Return, without pictures, the lines from the start of the data through the one that contains "below of=recon] (seg)".

-- BEGIN DATASET CONTENT --

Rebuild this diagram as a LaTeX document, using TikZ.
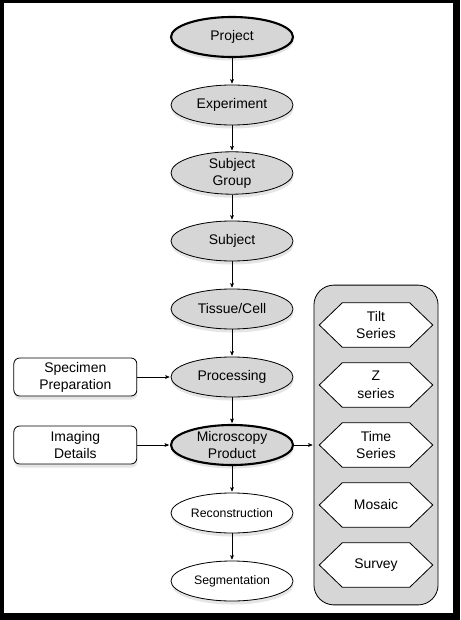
\documentclass[tikz,border=0pt]{standalone}
\usepackage{fontspec}
\setmainfont{Liberation Sans}
\usetikzlibrary{arrows, positioning, shapes.geometric, shadows, fit, backgrounds}

\begin{document}
\begin{tikzpicture}[
                    node distance=2.04cm,
                    level/.style={ellipse, draw, fill=black!16, line width=0.7pt, minimum width=3.66cm, minimum height=1.2cm, inner sep=0pt, align=center, font=\fontsize{11.9}{14.5}\selectfont, drop shadow={shadow xshift=0.5pt, shadow yshift=-3pt, fill=black!20}},
                    key/.style={level, line width=1.8pt},
                    result/.style={level, fill=white, font=\fontsize{10.5}{13}\selectfont},
                    detail/.style={rectangle, rounded corners=5pt, draw, fill=white, line width=0.7pt, minimum width=3.69cm, minimum height=1.14cm, inner sep=0pt, align=center, font=\fontsize{11.9}{14.5}\selectfont, drop shadow={shadow xshift=0.5pt, shadow yshift=-3pt, fill=black!20}},
                    kind/.style={rectangle, minimum width=3.39cm, minimum height=1.32cm, inner sep=0pt, align=center, font=\fontsize{11.9}{15}\selectfont},
                    hexa/.style={-, shorten >=0pt, draw, fill=white, line width=0.7pt},
                    ->,>=stealth',shorten >=1pt
                ]

                \useasboundingbox (0,0) rectangle (13.8,-18.6);

                % Define the main nodes
                \node[key] (proj) at (6.96,-1.11) {Project};
                \node[level, below of=proj] (exp) {Experiment};
                \node[level, below of=exp] (group) {Subject\\Group};
                \node[level, below of=group] (subj) {Subject};
                \node[level, below of=subj] (tissue) {Tissue/Cell};
                \node[level, below of=tissue] (proc) {Processing};
                \node[key, below of=proc] (micro) {Microscopy\\Product};
                \node[result, below of=micro] (recon) {Reconstruction};
                \node[result, below of=recon] (seg) {Segmentation};

                % Define the detail boxes on the left
                \node[detail, left of=proc, node distance=4.7cm] (prep) {Specimen\\Preparation};
                \node[detail, left of=micro, node distance=4.7cm] (imaging) {Imaging\\Details};

                % Define the product kinds on the right
                \node[kind, right of=micro, node distance=4.32cm] (time) {Time\\Series};
                \node[kind, above of=time, node distance=1.8cm] (zser) {Z\\series};
                \node[kind, above of=zser, node distance=1.8cm] (tilt) {Tilt\\Series};
                \node[kind, below of=time, node distance=1.8cm] (mosaic) {Mosaic};
                \node[kind, below of=mosaic, node distance=1.8cm] (survey) {Survey};

                % Frame, the box round the product kinds and the hexagons
                \begin{scope}[on background layer]
                    \fill[black] (0,0) rectangle (13.8,-18.6);
                    \fill[white] (0.12,-0.09) rectangle (13.59,-18.39);
                    \node[draw, fill=black!16, line width=0.7pt, rounded corners=0.6cm, fit=(tilt)(survey), inner xsep=0.16cm, inner ysep=0.53cm] (kinds) {};
                    \foreach \k in {tilt, zser, time, mosaic, survey}
                        \draw[hexa] (\k.west) -- ([xshift=0.69cm]\k.north west) -- ([xshift=-0.69cm]\k.north east)
                            -- (\k.east) -- ([xshift=-0.69cm]\k.south east) -- ([xshift=0.69cm]\k.south west) -- cycle;
                \end{scope}

                % Draw the arrows
                \draw[->] (proj) -- (exp);
                \draw[->] (exp) -- (group);
                \draw[->] (group) -- (subj);
                \draw[->] (subj) -- (tissue);
                \draw[->] (tissue) -- (proc);
                \draw[->] (proc) -- (micro);
                \draw[->] (micro) -- (recon);
                \draw[->] (recon) -- (seg);

                \draw[->] (prep) -- (proc);
                \draw[->] (imaging) -- (micro);
                \draw[->] (micro) -- (micro -| kinds.west);
\end{tikzpicture}
\end{document}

-- END DATASET CONTENT --

== CORRECT ANSWER ==
Rebuild this diagram as a LaTeX document, using TikZ.
\documentclass[tikz,border=0pt]{standalone}
\usepackage{fontspec}
\setmainfont{Liberation Sans}
\usetikzlibrary{arrows, positioning, shapes.geometric, shadows, fit, backgrounds}

\begin{document}
\begin{tikzpicture}[
                    node distance=2.04cm,
                    level/.style={ellipse, draw, fill=black!16, line width=0.7pt, minimum width=3.66cm, minimum height=1.2cm, inner sep=0pt, align=center, font=\fontsize{11.9}{14.5}\selectfont, drop shadow={shadow xshift=0.5pt, shadow yshift=-3pt, fill=black!20}},
                    key/.style={level, line width=1.8pt},
                    result/.style={level, fill=white, font=\fontsize{10.5}{13}\selectfont},
                    detail/.style={rectangle, rounded corners=5pt, draw, fill=white, line width=0.7pt, minimum width=3.69cm, minimum height=1.14cm, inner sep=0pt, align=center, font=\fontsize{11.9}{14.5}\selectfont, drop shadow={shadow xshift=0.5pt, shadow yshift=-3pt, fill=black!20}},
                    kind/.style={rectangle, minimum width=3.39cm, minimum height=1.32cm, inner sep=0pt, align=center, font=\fontsize{11.9}{15}\selectfont},
                    hexa/.style={-, shorten >=0pt, draw, fill=white, line width=0.7pt},
                    ->,>=stealth',shorten >=1pt
                ]

                \useasboundingbox (0,0) rectangle (13.8,-18.6);

                % Define the main nodes
                \node[key] (proj) at (6.96,-1.11) {Project};
                \node[level, below of=proj] (exp) {Experiment};
                \node[level, below of=exp] (group) {Subject\\Group};
                \node[level, below of=group] (subj) {Subject};
                \node[level, below of=subj] (tissue) {Tissue/Cell};
                \node[level, below of=tissue] (proc) {Processing};
                \node[key, below of=proc] (micro) {Microscopy\\Product};
                \node[result, below of=micro] (recon) {Reconstruction};
                \node[result, below of=recon] (seg) {Segmentation};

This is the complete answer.